Simply put, the “new school” version of the 203k loan which was brought back into widespread use by Congress passing The Housing and Economic Recovery Act of 2008 is much simpler to use than the older version - less paperwork, less red-tape, faster approval times. At the current time, most lenders can approve FHA 203k Renovation Loans in approximately the same amount of time that they take to approve most standard FHA loans once the “new finishes” are determined by the homeowner.
While the initial thrust and what most people think of using 203k loans for seems to be for fixing up existing bank-owned homes ”that were trashed”, the loan in effect not only applies for completely trashed houses, but also for some that just might need some new carpet and paint - Basically, any home being purchased (under the FHA maximum amount) would qualify as long as the the property updates “make sense”.
Which brings us to the second point. What the heck happened to people having “second mortgages” on their homes? This one we pretty much all know the answer to - they are simply gone for the most part. Lenders in particular really, really do not like being in second position when there are widespread foreclosures going on as is currently happening.
Simply put, “second’s” have largely been replaced by “203k’s” because there is only 1 loan on the property and the renovation funds are actually used for renovations which are adding value to the home. Congress simply got tired of people taking out a second on their home to buy a motorcycle, go to Europe, pay down some credit card debt, and not using the money to actually improve the value of the property (that was the original intent of a second, right? to borrow money against the house to actually improve the property…? ).

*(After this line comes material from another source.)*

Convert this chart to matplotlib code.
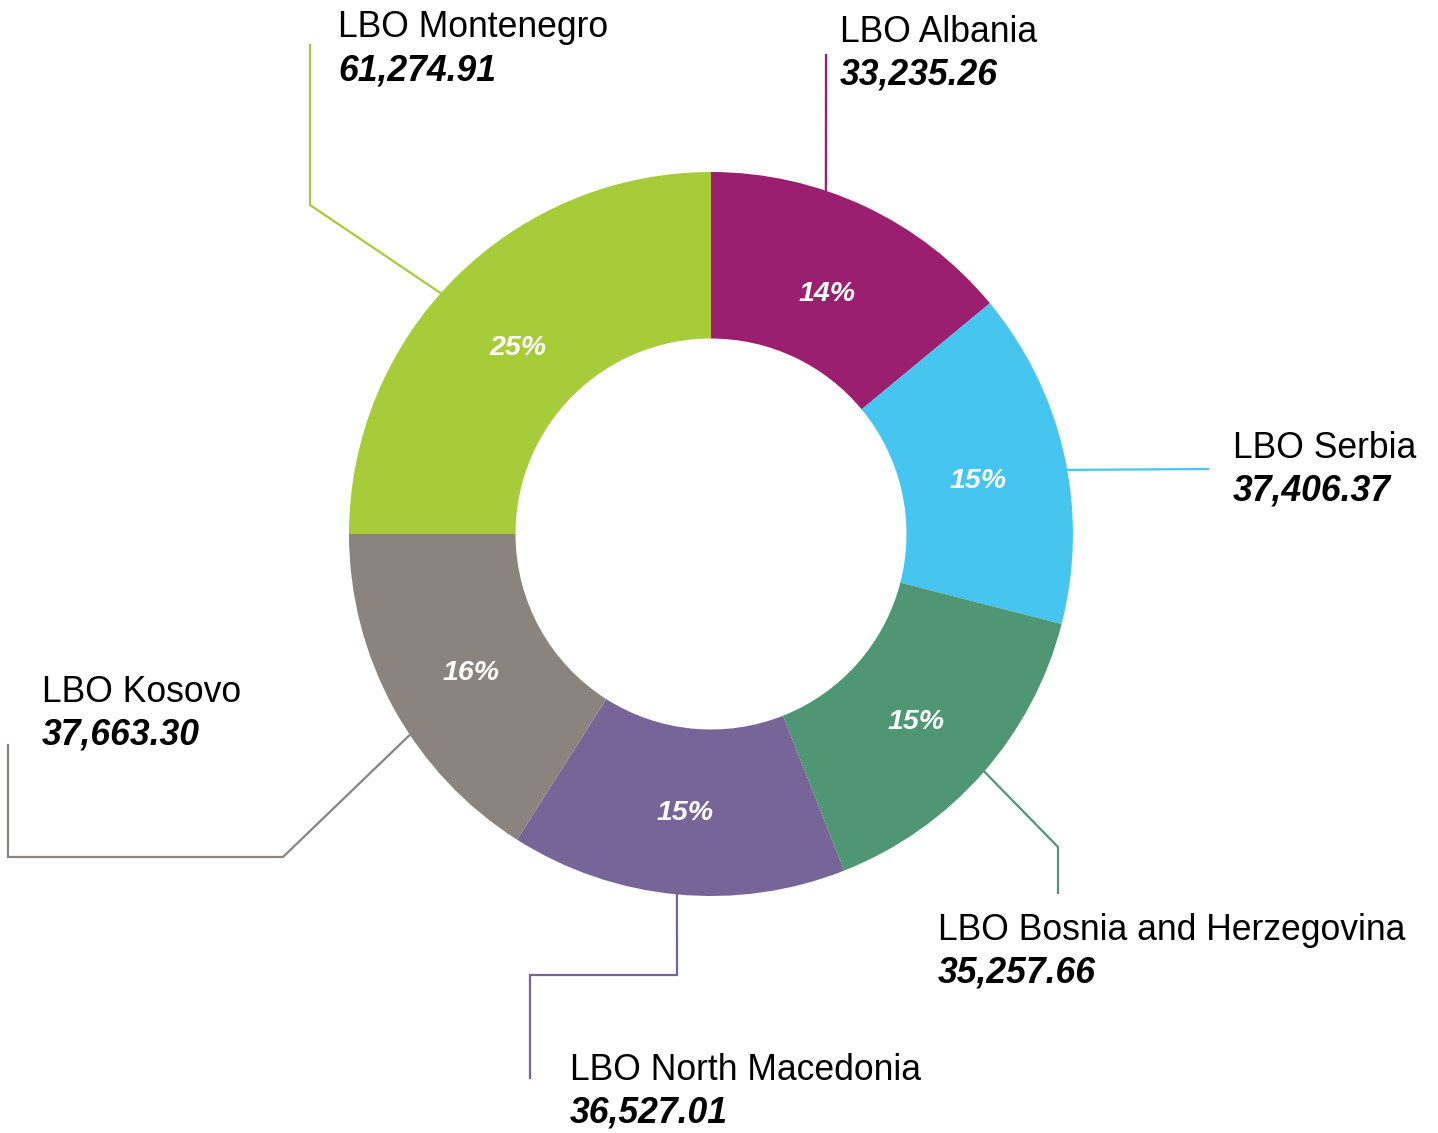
import numpy as np
import matplotlib.pyplot as plt

plt.rcParams['font.family'] = ['Liberation Sans', 'DejaVu Sans']

# data, clockwise from 12 o'clock
names = ["LBO Albania", "LBO Serbia", "LBO Bosnia and Herzegovina",
         "LBO North Macedonia", "LBO Kosovo", "LBO Montenegro"]
values = [33235.26, 37406.37, 35257.66, 36527.01, 37663.30, 61274.91]
shares = [14, 15, 15, 15, 16, 25]  # rounded percentages as shown on the ring
colors = ["#9B1F6E", "#47C5F1", "#4E9674", "#776598", "#8B837E", "#A6CC39"]

W, H = 1438, 1133
cx, cy, R = 711, H - 534, 362

# layout: label anchor (x, baseline y) in pixels from top-left,
# start angle of leader (deg clockwise from top), leader elbows
label_pos = [(840, 42), (1233, 458), (938, 940), (570, 1080), (42, 702), (338, 37)]
leader_ang = [18.5, 79.8, 131.0, 185.4, 236.3, 311.7]
leader_elbows = [
    [(826, 55)],
    [(1208, 469)],
    [(1058, 847), (1058, 893)],
    [(677, 975), (530, 975), (530, 1078)],
    [(283, 857), (8, 857), (8, 745)],
    [(310, 205), (310, 45)],
]

fig = plt.figure(figsize=(W / 100, H / 100), dpi=100)
ax = fig.add_axes([0, 0, 1, 1])

wedges, _, pcts = ax.pie(shares, colors=colors, startangle=90, counterclock=False,
       center=(cx, cy), radius=R, wedgeprops=dict(width=R * 0.46, linewidth=0),
       autopct=lambda p: f"{p:.0f}%", pctdistance=0.755,
       textprops=dict(color="white", fontsize=20.5, fontweight="bold", fontstyle="italic"))
# nudge percent labels a little lower, like the original
for t in pcts:
    x, y = t.get_position()
    t.set_position((x, y - 7))

for name, val, col, (lx, ly), ang, elb in zip(names, values, colors, label_pos,
                                              leader_ang, leader_elbows):
    a = np.deg2rad(ang)
    sx, sy = cx + R * np.sin(a), cy + R * np.cos(a)
    xs = [sx] + [p[0] for p in elb]
    ys = [sy] + [H - p[1] for p in elb]
    ax.plot(xs, ys, color=col, lw=1.6, solid_joinstyle="miter", zorder=0)
    ax.text(lx, H - ly, name, fontsize=25.6, va="baseline", ha="left", color="black")
    ax.text(lx, H - ly - 43, f"{val:,.2f}", fontsize=25.6, va="baseline", ha="left",
            color="black", fontweight="bold", fontstyle="italic")

ax.set_xlim(0, W)
ax.set_ylim(0, H)
ax.set_aspect("auto")
ax.axis("off")

fig.savefig("out.png", dpi=100)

Our great grandparents knew that the “whole system” which we had created by robbing Peter to pay Paul with our “equity” in our homes was a dead end street in addition to lenders up until the past few years being told by Congress that is was OK to loan up 125% of the value of homes in general.
Apparently, the ghost of FDR came to our members of Congress in 2008 and at least partially set them straight on what “renovation funds” should actually be used for. If FDR were alive today, no doubt he would make sure that the 203k loan would also be promoted as a way to get people back to work as well as bringing civic pride back into both the appearances of our neighborhoods and also self-respect for those who now have viable employment.

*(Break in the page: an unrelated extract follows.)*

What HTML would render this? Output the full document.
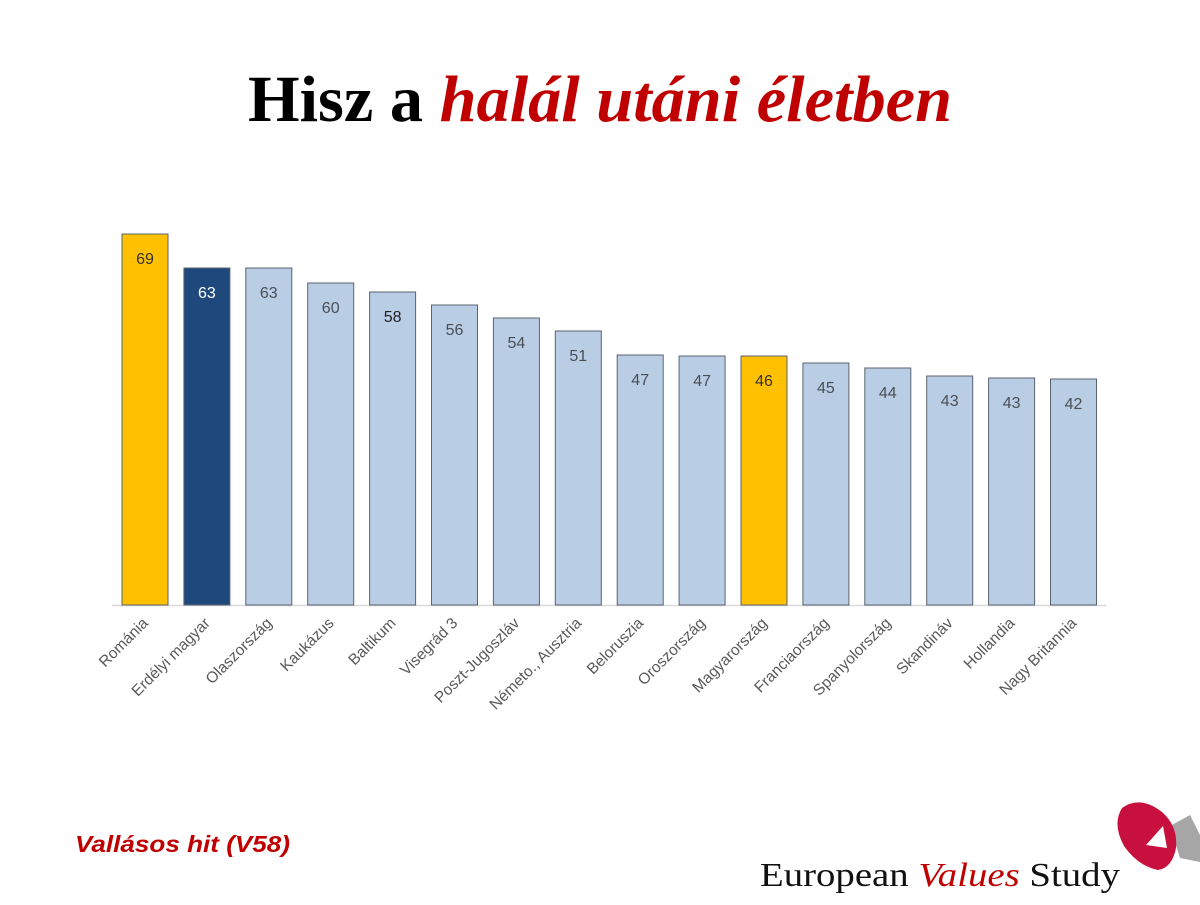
<!DOCTYPE html>
<html><head><meta charset="utf-8"><style>body{margin:0;background:#fff}</style></head><body>
<svg width="1200" height="900" xmlns="http://www.w3.org/2000/svg">
<rect width="1200" height="900" fill="#fff"/>
<text x="248" y="121" textLength="704" lengthAdjust="spacingAndGlyphs" font-family="Liberation Serif, serif" font-weight="bold" font-size="66" fill="#000">Hisz a <tspan fill="#c00000" font-style="italic">halál utáni életben</tspan></text>
<line x1="112" y1="605.5" x2="1106" y2="605.5" stroke="#d9d9d9" stroke-width="1.5"/>
<g font-family="Liberation Sans, DejaVu Sans, sans-serif" font-size="16" text-anchor="middle">
<g id="bars"></g>
</g>
<text x="75" y="852" textLength="215" lengthAdjust="spacingAndGlyphs" font-family="Liberation Sans, sans-serif" font-style="italic" font-weight="bold" font-size="23" fill="#c00000">Vallásos hit (V58)</text>
<text x="760" y="886" textLength="360" lengthAdjust="spacingAndGlyphs" font-family="Liberation Serif, serif" font-size="34" fill="#111">European <tspan fill="#c00000" font-style="italic">Values</tspan> Study</text>
<path d="M1170 826 L1190 815 L1200 835 L1200 862 L1180 858 Z" fill="#a6a6a6"/>
<path d="M1122 808 Q1140 795 1162 812 Q1178 826 1176 848 Q1172 868 1158 870 Q1138 866 1124 846 Q1112 824 1122 808 Z" fill="#c8103e"/>
<path d="M1146 845 L1163 826 L1167 848 Z" fill="#fff"/>
</svg>
<script>
var d=[["Románia",69,234,"#ffc000","#333"],["Erdélyi magyar",63,268,"#1f497d","#fff"],["Olaszország",63,268],["Kaukázus",60,283],["Baltikum",58,292,null,"#222"],["Visegrád 3",56,305],["Poszt-Jugoszláv",54,318],["Németo., Ausztria",51,331],["Beloruszia",47,355],["Oroszország",47,356],["Magyarország",46,356,"#ffc000","#333"],["Franciaország",45,363],["Spanyolország",44,368],["Skandináv",43,376],["Hollandia",43,378],["Nagy Britannia",42,379]];
var g=document.getElementById("bars"),s="";
d.forEach(function(r,i){var x=122+i*61.9,c=x+23;
s+='<rect x="'+x+'" y="'+r[2]+'" width="46" height="'+(605-r[2])+'" fill="'+(r[3]||"#b9cde5")+'" stroke="#5a6470" stroke-width="1"/>';
s+='<text x="'+c+'" y="'+(r[2]+30)+'" fill="'+(r[4]||"#4a4f55")+'">'+r[1]+'</text>';
s+='<text transform="translate('+(c+4)+',624) rotate(-45)" text-anchor="end" font-size="15.5" fill="#595959">'+r[0]+'</text>';});
g.innerHTML=s;
</script>
</body></html>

The great thing about 203k loans is that the lender will loan on the “projected” value of the house once the renovations are completed (i.e., if updating that old kitchen might add some value to the house, your lender would want to talk to you about that so your “equity needed” would not necessarily be the same as if you were approaching these renovations as in the old fashion of “getting a second” which we all know to a large extent have dissapeared anyways).
So in effect, any home which could use a little updating, or just a little TLC in general and falls under the local FHA Maximum Amount is perfect for a 203k loan.
Is the 203k the REAL NEW DEAL? It just might be.